We often hear of the shortage of women in the science, engineering, and technical (SET) fields and it is easy to be discouraged by such dismal statements. However, we are wrong to assume that these smart, tech-savvy women are not attracted to this career field. In fact between the ages of 25 and 30, 41% of the young talent with credentials in science and technology are female. This is surprising news, given the fact that we tend to underestimate how many women are in these fields. And yet, of these women more than half leave their careers in their mid-30s to early 40s. Why is that?
In an interview with Sylvia Ann Hewlett, President of the Center for Work-Life Policy in New York, Hewlett re-examines some of the factors that contribute to this claim. Hewlett is best known for her work on a research project called the Athena Factor, a global study that examines the career trajectories of women in these SET fields. The study found that women are instrumental to the industry, often more likely to than their male counterparts to value contributing to society. So what happens later on down the road for these women? The falling out happens through what Hewlett outlines as 5 key factors or “antigens” that include: hostile macho cultures, isolation, mysterious career paths, systems of risk and reward, and extreme work pressures.

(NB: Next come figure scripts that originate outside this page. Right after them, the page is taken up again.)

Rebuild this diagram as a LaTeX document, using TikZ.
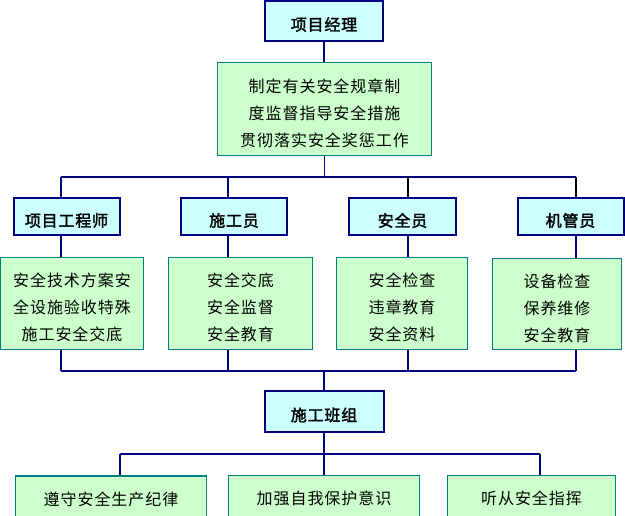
\documentclass[tikz,border=0pt]{standalone}
\usepackage{fontspec}
\newfontfamily\cjk[LetterSpace=6]{Noto Sans CJK SC}
\newfontfamily\cjkb[LetterSpace=5,FakeBold=2]{Noto Sans CJK SC}
\definecolor{navy}{HTML}{000080}
\definecolor{tealb}{HTML}{008080}
\definecolor{lblue}{HTML}{CCFFFF}
\definecolor{lgreen}{HTML}{CCFFCC}
\tikzset{
  titletext/.style={font=\cjkb\fontsize{16}{20}\selectfont, inner sep=0pt, yshift=-3.5pt},
  titlebox/.style={draw=navy, line width=2pt, fill=lblue, inner sep=0pt,
    label={[titletext]center:{#1}}},
  dutytext/.style={font=\cjk\fontsize{16}{27}\selectfont, align=center, inner sep=0pt, yshift=-4pt},
  dutybox/.style={draw=tealb, line width=1.5pt, fill=lgreen, inner sep=0pt,
    label={[dutytext]center:{#1}}},
  linetext/.style={font=\cjk\fontsize{16}{27}\selectfont, inner sep=0pt, yshift=-1.5pt},
  linebox/.style={draw=tealb, line width=1.5pt, fill=lgreen, inner sep=0pt,
    label={[linetext]center:{#1}}},
  bus/.style={navy, line width=2pt},
  link/.style={navy, line width=1.2pt},
  linkk/.style={black, line width=1.2pt}
}
\begin{document}
\begin{tikzpicture}[x=1pt,y=-1pt]
\path[use as bounding box, clip] (0,0) rectangle (625,516);
\fill[white] (0,0) rectangle (625,516);
% top
\node[titlebox={项目经理}, minimum width=118pt, minimum height=40pt] (pm) at (324,21) {};
\node[dutybox={制定有关安全规章制\\度监督指导安全措施\\贯彻落实安全奖惩工作},
  minimum width=214pt, minimum height=93pt] (g0) at (324.5,109) {};
% row 2
\node[titlebox={项目工程师}, minimum width=106pt, minimum height=37pt] (e1) at (66.5,217) {};
\node[titlebox={施工员}, minimum width=106pt, minimum height=37pt] (e2) at (234,217) {};
\node[titlebox={安全员}, minimum width=107pt, minimum height=37pt] (e3) at (402.5,217) {};
\node[titlebox={机管员}, minimum width=106pt, minimum height=37pt] (e4) at (570.5,217) {};
% row 3
\node[dutybox={安全技术方案安\\全设施验收特殊\\施工安全交底},
  minimum width=143pt, minimum height=92pt] (g1) at (72,303.5) {};
\node[dutybox={安全交底\\安全监督\\安全教育},
  minimum width=144pt, minimum height=92pt] (g2) at (240.5,303.5) {};
\node[dutybox={安全检查\\违章教育\\安全资料},
  minimum width=131pt, minimum height=92pt] (g3) at (402,303.5) {};
\node[dutybox={设备检查\\保养维修\\安全教育},
  minimum width=129pt, minimum height=91pt] (g4) at (557,304) {};
% team
\node[titlebox={施工班组}, minimum width=119pt, minimum height=40pt] (team) at (324,411.5) {};
% bottom
\node[linebox={遵守安全生产纪律}, minimum width=191pt, minimum height=43pt] (b1) at (111,497.5) {};
\node[linebox={加强自我保护意识}, minimum width=191pt, minimum height=43pt] (b2) at (324,497) {};
\node[linebox={听从安全指挥}, minimum width=168pt, minimum height=43pt] (b3) at (531.5,497) {};
% junctions
\coordinate (j1) at (61,177);
\coordinate (j2) at (228,177);
\coordinate (j3) at (408,177);
\coordinate (j4) at (576,177);
\coordinate (k1) at (61,371);
\coordinate (k2) at (228,371);
\coordinate (k3) at (408,371);
\coordinate (k4) at (576,371);
\coordinate (k0) at (324,371);
\coordinate (m1) at (120,454);
\coordinate (m0) at (324,454);
\coordinate (m3) at (540,454);
% connectors
\draw[link] (pm.south) -- (pm.south |- g0.north);
\draw[link] (g0.south) -- (g0.south |- j1);
\draw[bus] (j1) -- (j4);
\draw[link] (j1) -- (j1 |- e1.north);
\draw[link] (j2) -- (j2 |- e2.north);
\draw[linkk] (j3) -- (j3 |- e3.north);
\draw[linkk] (j4) -- (j4 |- e4.north);
\foreach \i in {1,2,3,4}{
  \draw[link] (j\i |- e\i.south) -- (j\i |- g\i.north);
  \draw[link] (j\i |- g\i.south) -- (k\i);
}
\draw[bus] (k1) -- (k4);
\draw[link] (k0) -- (team.north);
\draw[link] (team.south) -- (m0);
\draw[bus] (m1) -- (m3);
\draw[link] (m1) -- (m1 |- b1.north);
\draw[link] (m0) -- (b2.north);
\draw[link] (m3) -- (m3 |- b3.north);
\end{tikzpicture}
\end{document}
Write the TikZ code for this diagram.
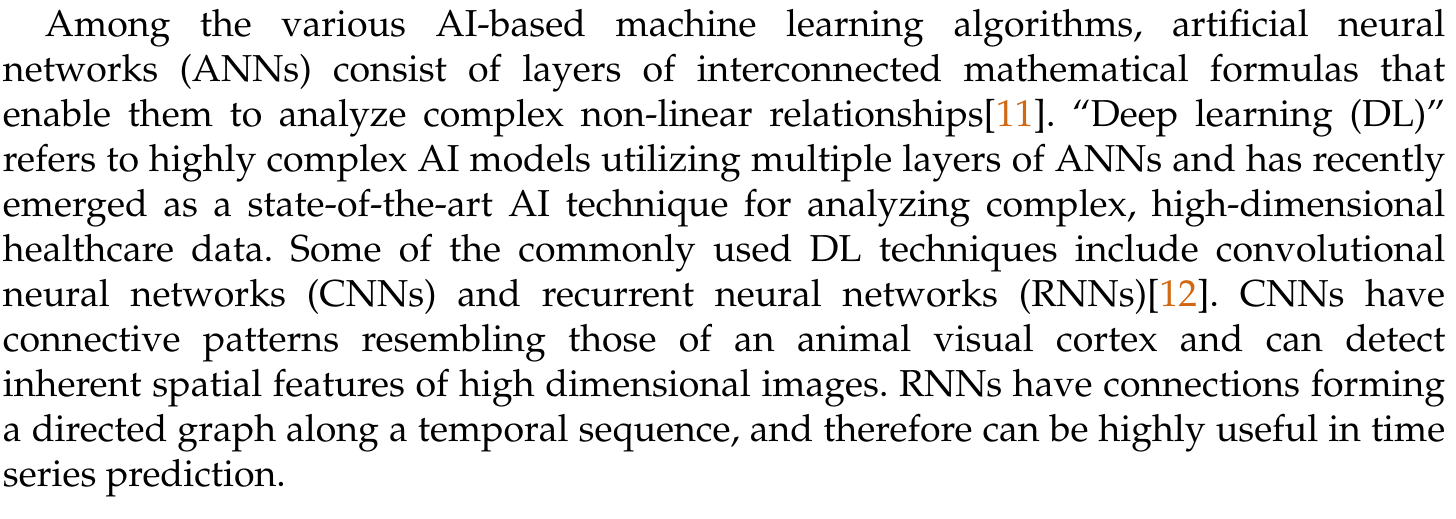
\documentclass[tikz,border=0pt]{standalone}
\usepackage[T1]{fontenc}
\usepackage{mathpazo}
\definecolor{citecol}{RGB}{208,104,20}
\newcommand{\citeref}[1]{[\textcolor{citecol}{#1}]}
\tikzset{para/.style={anchor=base west, inner sep=0pt, outer sep=0pt, text width=384.6pt, align=justify, font=\fontsize{10}{12}\selectfont}}
\begin{document}
\begin{tikzpicture}
\useasboundingbox[fill=white] (0,0) rectangle (388.27pt,-138.4pt);
\node[para] (txt) at (0.8pt,-9.75pt) {\frenchspacing\pretolerance=-1\tolerance=10000\hyphenpenalty=10000\exhyphenpenalty=10000\emergencystretch=20pt%
\hspace*{11.2pt}Among the various AI-based machine learning algorithms, artificial neural\linebreak
networks (ANNs) consist of layers of interconnected mathematical formulas that\linebreak
enable them to analyze complex non-linear relationships\citeref{11}. ``Deep learning (DL)''\linebreak
refers to highly complex AI models utilizing multiple layers of ANNs and has recently\linebreak
emerged as a state-of-the-art AI technique for analyzing complex, high-dimensional\linebreak
healthcare data. Some of the commonly used DL techniques include convolutional\linebreak
neural networks (CNNs) and recurrent neural networks (RNNs)\citeref{12}. CNNs have\linebreak
connective patterns resembling those of an animal visual cortex and can detect\linebreak
inherent spatial features of high dimensional images. RNNs have connections forming\linebreak
a directed graph along a temporal sequence, and therefore can be highly useful in time\linebreak
series prediction.};
\end{tikzpicture}
\end{document}
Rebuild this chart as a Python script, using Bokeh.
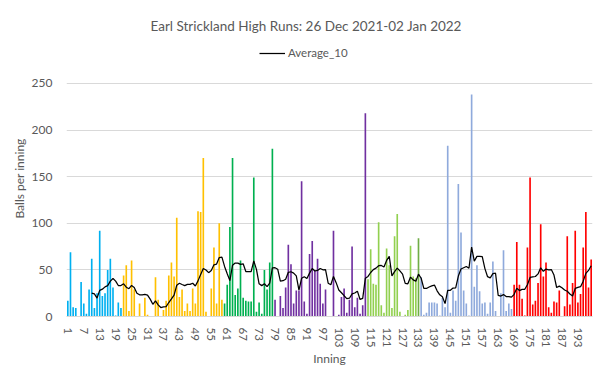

Each of these adversities are problems that cannot always be addressed so easily, especially when it comes to changing the ingrained mindsets of the macho culture. The manner in which women are treated branches out through these instilled stereotypes. In order for women to overcome these issues, I believe that there must be more women in leadership, who in turn mentor the younger, entry-level women who are in danger of feeling “stuck or stalled” in these fields. If there were more respected female role models in higher positions, the younger women would be more inclined to stick through the negativity because there would be a clearer picture of what their own careers could achieve.
 Melymuka, K. (2008, June 16). Why Women Quit Technology. Computerworld. Retrieved September 17, 2014, from http://www.computerworld.com/article/2551969/it-careers/why-women-quit-technology.html
 Hewlett, S. A. (2008). The Athena factor: reversing the brain drain in science, engineering, and technology. Boston: Harvard Business School.